**REQUEST**:
From the entries that follow, gather each line holding the word "Rebuild".

[Charts and diagrams as code]

▼

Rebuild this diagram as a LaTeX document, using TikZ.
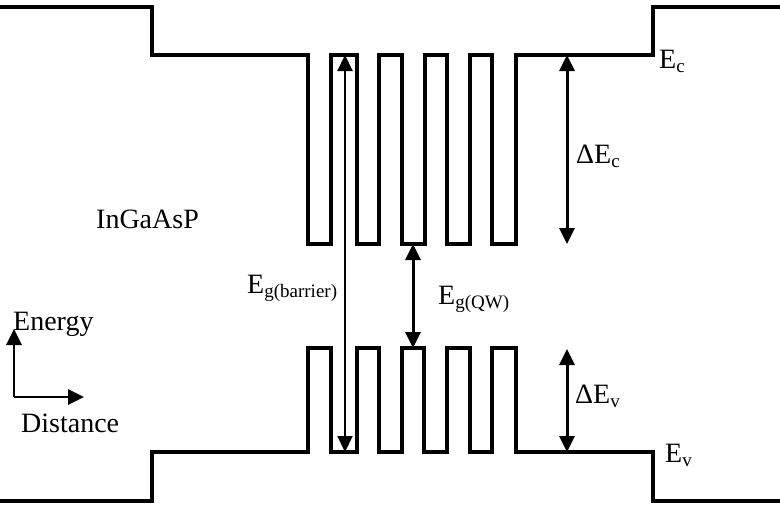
\documentclass[tikz,border=0pt]{standalone}
\usepackage{fontspec}
\setmainfont{Liberation Serif}
\usetikzlibrary{arrows.meta}
\newcommand\lowsub[1]{\raisebox{-0.17em}{\fontsize{19}{20}\selectfont #1}}
\begin{document}
\begin{tikzpicture}[x=1pt,y=-1pt,
  band/.style={line width=3.2pt, line join=miter},
  lbl/.style={anchor=base west, inner sep=0pt, font=\fontsize{28}{32}\selectfont},
  dbl/.style={line width=3pt, {Triangle[width=15pt,length=16pt]}-{Triangle[width=15pt,length=16pt]}},
  thindbl/.style={line width=2.2pt, {Triangle[width=15pt,length=16pt]}-{Triangle[width=15pt,length=16pt]}},
  axis/.style={line width=2.7pt, -{Triangle[width=15pt,length=16pt]}}]
\useasboundingbox (0,0) rectangle (780,506);
% conduction band
\draw[band] (0,7) -- (152,7) -- (152,55) -- (308,55)
  -- (308,244) -- (331,244) -- (331,55) -- (357,55)
  -- (357,244) -- (379,244) -- (379,55) -- (402,55)
  -- (402,244) -- (425,244) -- (425,55) -- (447,55)
  -- (447,244) -- (470,244) -- (470,55) -- (492,55)
  -- (492,244) -- (516,244) -- (516,55) -- (653,55)
  -- (653,7) -- (780,7);
% valence band
\draw[band] (0,501) -- (152,501) -- (152,452) -- (308,452)
  -- (308,348) -- (331,348) -- (331,452) -- (357,452)
  -- (357,348) -- (379,348) -- (379,452) -- (402,452)
  -- (402,348) -- (424,348) -- (424,452) -- (447,452)
  -- (447,348) -- (470,348) -- (470,452) -- (492,452)
  -- (492,348) -- (516,348) -- (516,452) -- (653,452)
  -- (653,501) -- (780,501);
% arrow end points
\coordinate (bTop) at (345,55);
\coordinate (bBot) at (345,452);
\coordinate (qTop) at (413,244);
\coordinate (qBot) at (413,348);
\coordinate (cTop) at (567,55);
\coordinate (cBot) at (567,244);
\coordinate (vTop) at (567,349);
\coordinate (vBot) at (567,452);
\coordinate (origin) at (14,397);
\coordinate (eTip) at (14,329);
\coordinate (dTip) at (84,397);
\draw[thindbl] (bBot) -- (bTop);
\draw[dbl] (qBot) -- (qTop);
\draw[dbl] (cBot) -- (cTop);
\draw[dbl] (vBot) -- (vTop);
\draw[axis] (origin) -- (eTip);
\draw[axis] (origin) -- (dTip);
% labels
\node[lbl] (ec) at (659,68) {E\lowsub{c}};
\node[lbl] (ev) at (665,462) {E\lowsub{v}};
\node[lbl] (dec) at (576,163) {ΔE\lowsub{c}};
\node[lbl] (dev) at (575,403) {ΔE\lowsub{v}};
\node[lbl] (egb) at (247,293) {E\lowsub{g(barrier)}};
\node[lbl] (egq) at (438,304) {E\lowsub{g(QW)}};
\node[lbl] (mat) at (96,228) {InGaAsP};
\node[lbl] (en) at (13,330) {Energy};
\node[lbl] (di) at (21,432) {Distance};
\end{tikzpicture}
\end{document}
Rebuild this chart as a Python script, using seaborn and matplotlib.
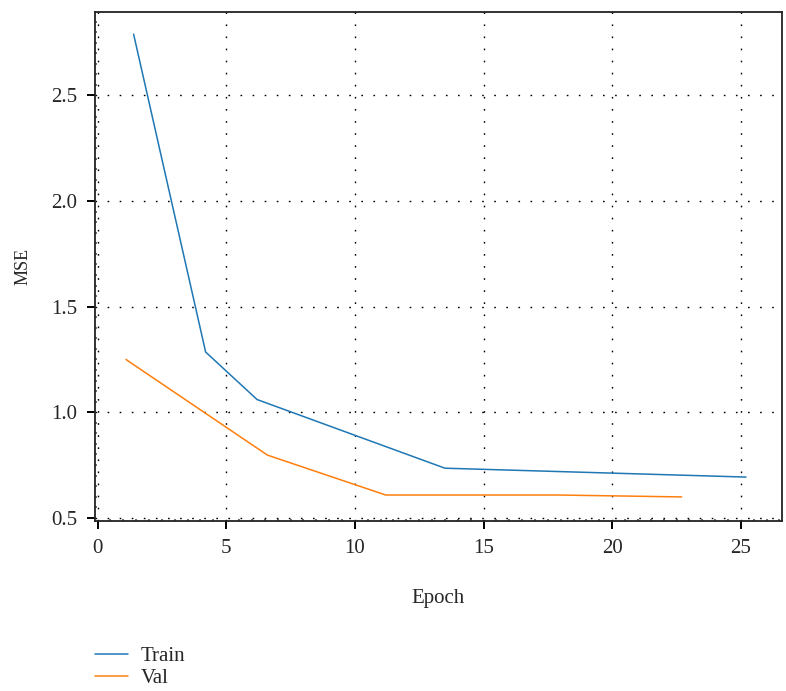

▲

**TASK ANSWER**:
Rebuild this diagram as a LaTeX document, using TikZ.
Rebuild this chart as a Python script, using seaborn and matplotlib.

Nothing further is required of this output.